### WRITTEN REQUEST
Once the pictures are set aside, transcribe the remaining data exactly.

•••

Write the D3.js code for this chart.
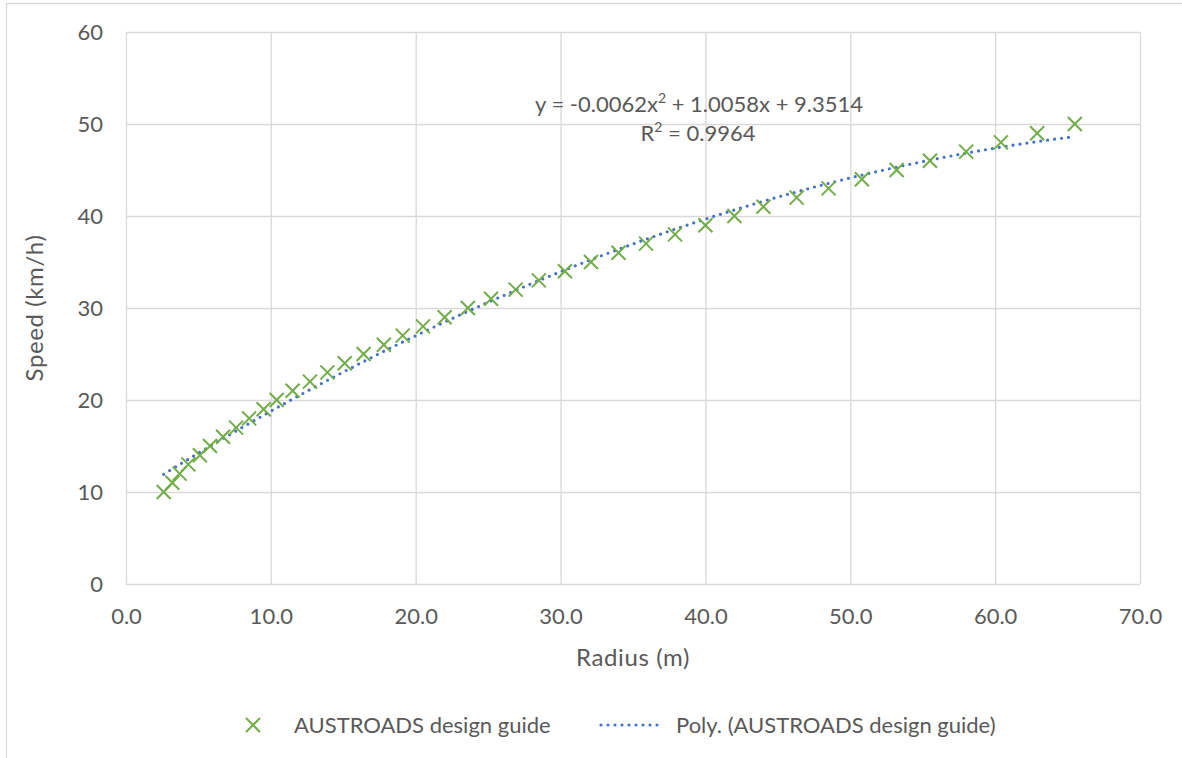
<!DOCTYPE html>
<html><head><meta charset="utf-8">
<script src="https://cdn.jsdelivr.net/npm/d3@7"></script>
<style>
body{margin:0;background:#fff;}
svg text{font-family:Lato,"Open Sans",sans-serif;}
</style>
</head><body>
<svg id="chart" width="1182" height="758"></svg>
<script>
// ---- data ----
const speeds = [10,11,12,13,14,15,16,17,18,19,20,21,22,23,24,25,26,27,28,29,30,31,32,33,34,35,36,37,38,39,40,41,42,43,44,45,46,47,48,49,50];
const radii  = [2.6,3.2,3.7,4.3,5.1,5.8,6.7,7.6,8.5,9.5,10.4,11.5,12.7,13.9,15.1,16.4,17.8,19.1,20.5,22.0,23.6,25.2,26.9,28.5,30.3,32.1,34.0,35.9,37.9,40.0,42.0,44.0,46.3,48.5,50.8,53.2,55.5,58.0,60.4,62.9,65.5];
const xTicks = [0,10,20,30,40,50,60,70];
const yTicks = [0,10,20,30,40,50,60];
const trendCoeffs = [9.3514, 1.0058, -0.0062]; // constant, x, x^2 (shown on chart)
const seriesName = "AUSTROADS design guide";
const trendName = "Poly. (AUSTROADS design guide)";
const xTitle = "Radius (m)";
const yTitle = "Speed (km/h)";
const eqParts = ["y = -0.0062x", "2", " + 1.0058x + 9.3514"];
const r2Parts = ["R", "2", " = 0.9964"];

// ---- layout ----
const svg = d3.select("#chart");
const pLeft = 126, pRight = 1140, pTop = 32, pBottom = 584;
const x = d3.scaleLinear().domain([0,70]).range([pLeft,pRight]);
const y = d3.scaleLinear().domain([0,60]).range([pBottom,pTop]);
const textCol = "#595959", gridCol = "#d9d9d9";
const green = "#70AD47", blue = "#4472C4";
const fs = 22;

// outer chart border
svg.append("path").attr("d","M6.5,758 L6.5,3.5 L1182,3.5").attr("fill","none").attr("stroke",gridCol).attr("stroke-width",1.3);

// grid + axes
const g = svg.append("g");
g.append("g").attr("transform",`translate(0,${pBottom})`)
  .call(d3.axisBottom(x).tickValues(xTicks).tickSize(-(pBottom-pTop)).tickFormat(d=>d.toFixed(1)))
  .call(s=>{ s.select(".domain").remove();
    s.selectAll(".tick line").attr("stroke",gridCol).attr("stroke-width",1.3);
    s.selectAll(".tick text").attr("fill",textCol).attr("font-size",fs).attr("y",40).attr("dy",0); });
g.append("g").attr("transform",`translate(${pLeft},0)`)
  .call(d3.axisLeft(y).tickValues(yTicks).tickSize(-(pRight-pLeft)).tickFormat(d3.format("d")).tickPadding(23))
  .call(s=>{ s.select(".domain").remove();
    s.selectAll(".tick line").attr("stroke",gridCol).attr("stroke-width",1.3);
    s.selectAll(".tick text").attr("fill",textCol).attr("font-size",fs); });

// axis titles
svg.append("text").attr("x",(pLeft+pRight)/2).attr("y",666).attr("text-anchor","middle")
  .attr("fill",textCol).attr("font-size",24).attr("letter-spacing",0.6).text(xTitle);
svg.append("text").attr("transform",`translate(43,${(pTop+pBottom)/2}) rotate(-90)`).attr("text-anchor","middle")
  .attr("fill",textCol).attr("font-size",24).attr("letter-spacing",0.6).text(yTitle);

// trendline
const poly = v => trendCoeffs[0] + trendCoeffs[1]*v + trendCoeffs[2]*v*v;
const xMin = d3.min(radii), xMax = d3.max(radii);
const trendPts = d3.range(0,201).map(i => { const v = xMin + (xMax-xMin)*i/200; return [v, poly(v)]; });
svg.append("path").datum(trendPts)
  .attr("d", d3.line().x(d=>x(d[0])).y(d=>y(d[1])))
  .attr("fill","none").attr("stroke",blue).attr("stroke-width",3.2)
  .attr("stroke-linecap","round").attr("stroke-dasharray","0 7");

// markers
const xMark = s => `M${-s},${-s}L${s},${s}M${-s},${s}L${s},${-s}`;
svg.append("g").selectAll("path").data(speeds.map((s,i)=>[radii[i],s])).join("path")
  .attr("transform",d=>`translate(${x(d[0])},${y(d[1])})`)
  .attr("d",xMark(7)).attr("stroke",green).attr("stroke-width",2).attr("fill","none");

// equation label
function supText(parts, cx, cy){
  const t = svg.append("text").attr("x",cx).attr("y",cy).attr("text-anchor","middle")
    .attr("fill",textCol).attr("font-size",fs);
  t.append("tspan").text(parts[0]);
  t.append("tspan").attr("font-size",14).attr("dy",-9).text(parts[1]);
  t.append("tspan").attr("dy",9).text(parts[2]);
}
supText(eqParts, 699, 112);
supText(r2Parts, 698, 141);

// legend
const ly = 725;
svg.append("path").attr("transform",`translate(253,${ly})`).attr("d",xMark(7))
  .attr("stroke",green).attr("stroke-width",2).attr("fill","none");
svg.append("text").attr("x",294).attr("y",ly).attr("dy","0.35em").attr("fill",textCol).attr("font-size",fs).text(seriesName);
svg.append("line").attr("x1",601).attr("x2",663).attr("y1",ly).attr("y2",ly)
  .attr("stroke",blue).attr("stroke-width",3.2).attr("stroke-linecap","round").attr("stroke-dasharray","0 7");
svg.append("text").attr("x",676).attr("y",ly).attr("dy","0.35em").attr("fill",textCol).attr("font-size",fs).text(trendName);
</script>
</body></html>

•••

### RESULT
Write the D3.js code for this chart.
<!DOCTYPE html>
<html><head><meta charset="utf-8">
<script src="https://cdn.jsdelivr.net/npm/d3@7"></script>
<style>
body{margin:0;background:#fff;}
svg text{font-family:Lato,"Open Sans",sans-serif;}
</style>
</head><body>
<svg id="chart" width="1182" height="758"></svg>
<script>
// ---- data ----
const speeds = [10,11,12,13,14,15,16,17,18,19,20,21,22,23,24,25,26,27,28,29,30,31,32,33,34,35,36,37,38,39,40,41,42,43,44,45,46,47,48,49,50];
const radii  = [2.6,3.2,3.7,4.3,5.1,5.8,6.7,7.6,8.5,9.5,10.4,11.5,12.7,13.9,15.1,16.4,17.8,19.1,20.5,22.0,23.6,25.2,26.9,28.5,30.3,32.1,34.0,35.9,37.9,40.0,42.0,44.0,46.3,48.5,50.8,53.2,55.5,58.0,60.4,62.9,65.5];
const xTicks = [0,10,20,30,40,50,60,70];
const yTicks = [0,10,20,30,40,50,60];
const trendCoeffs = [9.3514, 1.0058, -0.0062]; // constant, x, x^2 (shown on chart)
const seriesName = "AUSTROADS design guide";
const trendName = "Poly. (AUSTROADS design guide)";
const xTitle = "Radius (m)";
const yTitle = "Speed (km/h)";
const eqParts = ["y = -0.0062x", "2", " + 1.0058x + 9.3514"];
const r2Parts = ["R", "2", " = 0.9964"];

// ---- layout ----
const svg = d3.select("#chart");
const pLeft = 126, pRight = 1140, pTop = 32, pBottom = 584;
const x = d3.scaleLinear().domain([0,70]).range([pLeft,pRight]);
const y = d3.scaleLinear().domain([0,60]).range([pBottom,pTop]);
const textCol = "#595959", gridCol = "#d9d9d9";
const green = "#70AD47", blue = "#4472C4";
const fs = 22;

// outer chart border
svg.append("path").attr("d","M6.5,758 L6.5,3.5 L1182,3.5").attr("fill","none").attr("stroke",gridCol).attr("stroke-width",1.3);

// grid + axes
const g = svg.append("g");
g.append("g").attr("transform",`translate(0,${pBottom})`)
  .call(d3.axisBottom(x).tickValues(xTicks).tickSize(-(pBottom-pTop)).tickFormat(d=>d.toFixed(1)))
  .call(s=>{ s.select(".domain").remove();
    s.selectAll(".tick line").attr("stroke",gridCol).attr("stroke-width",1.3);
    s.selectAll(".tick text").attr("fill",textCol).attr("font-size",fs).attr("y",40).attr("dy",0); });
g.append("g").attr("transform",`translate(${pLeft},0)`)
  .call(d3.axisLeft(y).tickValues(yTicks).tickSize(-(pRight-pLeft)).tickFormat(d3.format("d")).tickPadding(23))
  .call(s=>{ s.select(".domain").remove();
    s.selectAll(".tick line").attr("stroke",gridCol).attr("stroke-width",1.3);
    s.selectAll(".tick text").attr("fill",textCol).attr("font-size",fs); });

// axis titles
svg.append("text").attr("x",(pLeft+pRight)/2).attr("y",666).attr("text-anchor","middle")
  .attr("fill",textCol).attr("font-size",24).attr("letter-spacing",0.6).text(xTitle);
svg.append("text").attr("transform",`translate(43,${(pTop+pBottom)/2}) rotate(-90)`).attr("text-anchor","middle")
  .attr("fill",textCol).attr("font-size",24).attr("letter-spacing",0.6).text(yTitle);

// trendline
const poly = v => trendCoeffs[0] + trendCoeffs[1]*v + trendCoeffs[2]*v*v;
const xMin = d3.min(radii), xMax = d3.max(radii);
const trendPts = d3.range(0,201).map(i => { const v = xMin + (xMax-xMin)*i/200; return [v, poly(v)]; });
svg.append("path").datum(trendPts)
  .attr("d", d3.line().x(d=>x(d[0])).y(d=>y(d[1])))
  .attr("fill","none").attr("stroke",blue).attr("stroke-width",3.2)
  .attr("stroke-linecap","round").attr("stroke-dasharray","0 7");

// markers
const xMark = s => `M${-s},${-s}L${s},${s}M${-s},${s}L${s},${-s}`;
svg.append("g").selectAll("path").data(speeds.map((s,i)=>[radii[i],s])).join("path")
  .attr("transform",d=>`translate(${x(d[0])},${y(d[1])})`)
  .attr("d",xMark(7)).attr("stroke",green).attr("stroke-width",2).attr("fill","none");

// equation label
function supText(parts, cx, cy){
  const t = svg.append("text").attr("x",cx).attr("y",cy).attr("text-anchor","middle")
    .attr("fill",textCol).attr("font-size",fs);
  t.append("tspan").text(parts[0]);
  t.append("tspan").attr("font-size",14).attr("dy",-9).text(parts[1]);
  t.append("tspan").attr("dy",9).text(parts[2]);
}
supText(eqParts, 699, 112);
supText(r2Parts, 698, 141);

// legend
const ly = 725;
svg.append("path").attr("transform",`translate(253,${ly})`).attr("d",xMark(7))
  .attr("stroke",green).attr("stroke-width",2).attr("fill","none");
svg.append("text").attr("x",294).attr("y",ly).attr("dy","0.35em").attr("fill",textCol).attr("font-size",fs).text(seriesName);
svg.append("line").attr("x1",601).attr("x2",663).attr("y1",ly).attr("y2",ly)
  .attr("stroke",blue).attr("stroke-width",3.2).attr("stroke-linecap","round").attr("stroke-dasharray","0 7");
svg.append("text").attr("x",676).attr("y",ly).attr("dy","0.35em").attr("fill",textCol).attr("font-size",fs).text(trendName);
</script>
</body></html>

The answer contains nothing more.